- **Direction**
Write out, word for word, every line from the first one through the line that holds "(egpa) at (881,65)", and nothing else; skip the pictures.

= = =

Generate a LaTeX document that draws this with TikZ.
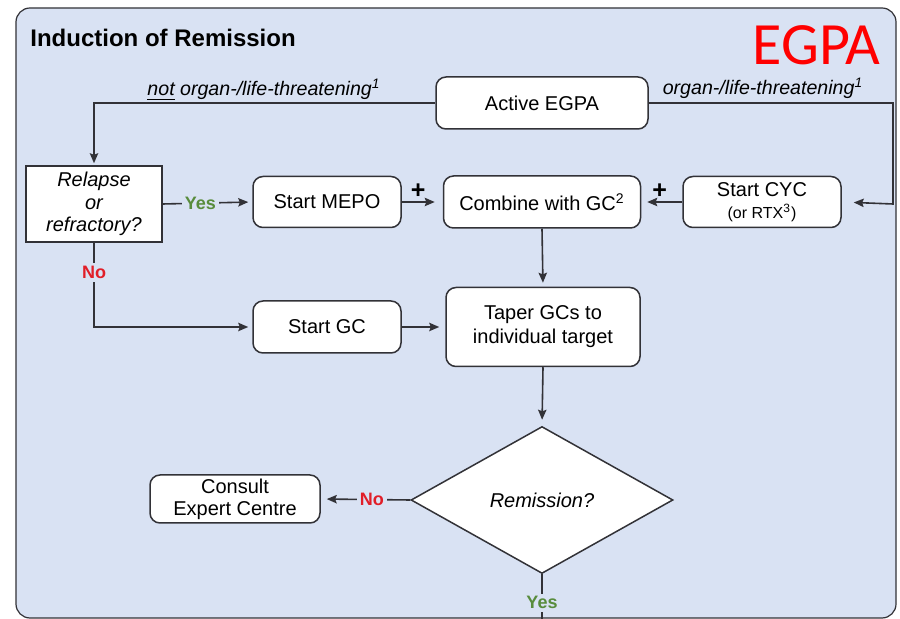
\documentclass[tikz,border=0pt]{standalone}
\usepackage{fontspec}
\setmainfont{Liberation Sans}
\newfontfamily\egpafont{Carlito}
\usetikzlibrary{shapes.geometric,arrows.meta}
\definecolor{panelblue}{RGB}{217,226,243}
\definecolor{linegray}{RGB}{50,50,55}
\definecolor{yesgreen}{RGB}{88,140,60}
\definecolor{nored}{RGB}{225,30,40}
\begin{document}
\begin{tikzpicture}[x=0.5pt,y=-0.5pt,
  box/.style={draw=linegray, line width=0.75pt, fill=white, rounded corners=5pt, align=center, font=\fontsize{10}{12}\selectfont, inner sep=0pt},
  arr/.style={draw=linegray, line width=0.8pt, -{Stealth[length=5pt,width=4.2pt,inset=0.8pt]}},
  ln/.style={draw=linegray, line width=0.8pt},
  lab/.style={fill=panelblue, inner sep=1.5pt, font=\bfseries\fontsize{9}{11}\selectfont},
  cond/.style={font=\itshape\fontsize{9.8}{12}\selectfont, anchor=base, inner sep=0pt},
  plus/.style={font=\bfseries\fontsize{12.5}{13}\selectfont, inner sep=1.5pt},
]
\useasboundingbox (0,0) rectangle (900,619);
\fill[white] (0,0) rectangle (900,619);
\draw[draw=linegray, line width=0.6pt, fill=panelblue, rounded corners=7pt] (16,8) rectangle (896,618);

\node[anchor=base west, inner sep=0pt, font=\bfseries\fontsize{12}{14}\selectfont] (title) at (30,47) {Induction of Remission};
\node[anchor=base east, inner sep=0pt, text=red, font=\egpafont\fontsize{30}{36}\selectfont] (egpa) at (881,65) {EGPA};

\node[box, minimum width=106pt, minimum height=26pt] (active) at (542,103) {Active EGPA};
\node[box, rounded corners=0pt, font=\itshape\fontsize{10}{11.2}\selectfont, minimum width=68pt, minimum height=38pt] (rel) at (94,204) {Relapse\\or\\refractory?};
\node[box, minimum width=74pt, minimum height=25.5pt] (mepo) at (327,202) {Start MEPO};
\node[box, minimum width=98.5pt, minimum height=26pt] (comb) at (542,202) {Combine with GC\textsuperscript{2}};
\node[box, minimum width=79pt, minimum height=25.5pt] (cyc) at (762,202) {Start CYC\\[-1pt]{\fontsize{8}{9}\selectfont (or RTX\textsuperscript{3})}};
\node[box, minimum width=74pt, minimum height=26pt] (sgc) at (327,327) {Start GC};
\node[box, minimum width=97pt, minimum height=39.5pt] (taper) at (543,327) {Taper GCs to\\individual target};
\node[draw=linegray, line width=0.75pt, fill=white, diamond, minimum width=131pt, minimum height=73.5pt, inner sep=0pt, font=\itshape\fontsize{10}{12}\selectfont] (dia) at (542,500) {Remission?};
\node[box, minimum width=85pt, minimum height=24pt, font=\fontsize{10}{11}\selectfont] (consult) at (235,499) {Consult\\Expert Centre};

\coordinate (rc) at (893,204);
\coordinate (nc) at (94,327);
\coordinate (bot) at (542,619);

\draw[arr, shorten >=1pt] (active.west) -| (rel.north);
\node[cond] (notlab) at (264,96) {\underline{not} organ-/life-threatening\textsuperscript{1}};
\draw[arr, shorten >=6pt] (active.east) -| (rc) -- (cyc.east);
\node[cond] (orglab) at (763,95) {organ-/life-threatening\textsuperscript{1}};

\draw[arr, shorten >=2pt] (rel.east) -- node[lab, text=yesgreen, pos=0.42] (yes1) {Yes} (mepo.west);
\draw[arr, shorten >=4pt] (mepo.east) -- node[plus, above, xshift=-2pt] (p1) {+} (comb.west);
\draw[arr, shorten >=3pt] (cyc.west) -- node[plus, above, xshift=-1pt] (p2) {+} (comb.east);
\draw[arr, shorten >=2pt] (comb.south) -- (taper.north);
\draw[arr, shorten >=2pt] (rel.south) -- node[lab, text=nored, pos=0.35] (no1) {No} (nc) -- (sgc.west);
\draw[arr, shorten >=3pt] (sgc.east) -- (taper.west);
\draw[arr, shorten >=3pt] (taper.south) -- (dia.north);
\draw[arr, shorten >=3pt] (dia.west) -- node[lab, text=nored, pos=0.43] (no2) {No} (consult.east);
\draw[ln] (dia.south) -- node[lab, text=yesgreen, pos=0.64] (yes2) {Yes} (bot);
\end{tikzpicture}
\end{document}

= = =

- **Correct result**
Generate a LaTeX document that draws this with TikZ.
\documentclass[tikz,border=0pt]{standalone}
\usepackage{fontspec}
\setmainfont{Liberation Sans}
\newfontfamily\egpafont{Carlito}
\usetikzlibrary{shapes.geometric,arrows.meta}
\definecolor{panelblue}{RGB}{217,226,243}
\definecolor{linegray}{RGB}{50,50,55}
\definecolor{yesgreen}{RGB}{88,140,60}
\definecolor{nored}{RGB}{225,30,40}
\begin{document}
\begin{tikzpicture}[x=0.5pt,y=-0.5pt,
  box/.style={draw=linegray, line width=0.75pt, fill=white, rounded corners=5pt, align=center, font=\fontsize{10}{12}\selectfont, inner sep=0pt},
  arr/.style={draw=linegray, line width=0.8pt, -{Stealth[length=5pt,width=4.2pt,inset=0.8pt]}},
  ln/.style={draw=linegray, line width=0.8pt},
  lab/.style={fill=panelblue, inner sep=1.5pt, font=\bfseries\fontsize{9}{11}\selectfont},
  cond/.style={font=\itshape\fontsize{9.8}{12}\selectfont, anchor=base, inner sep=0pt},
  plus/.style={font=\bfseries\fontsize{12.5}{13}\selectfont, inner sep=1.5pt},
]
\useasboundingbox (0,0) rectangle (900,619);
\fill[white] (0,0) rectangle (900,619);
\draw[draw=linegray, line width=0.6pt, fill=panelblue, rounded corners=7pt] (16,8) rectangle (896,618);

\node[anchor=base west, inner sep=0pt, font=\bfseries\fontsize{12}{14}\selectfont] (title) at (30,47) {Induction of Remission};
\node[anchor=base east, inner sep=0pt, text=red, font=\egpafont\fontsize{30}{36}\selectfont] (egpa) at (881,65) {EGPA};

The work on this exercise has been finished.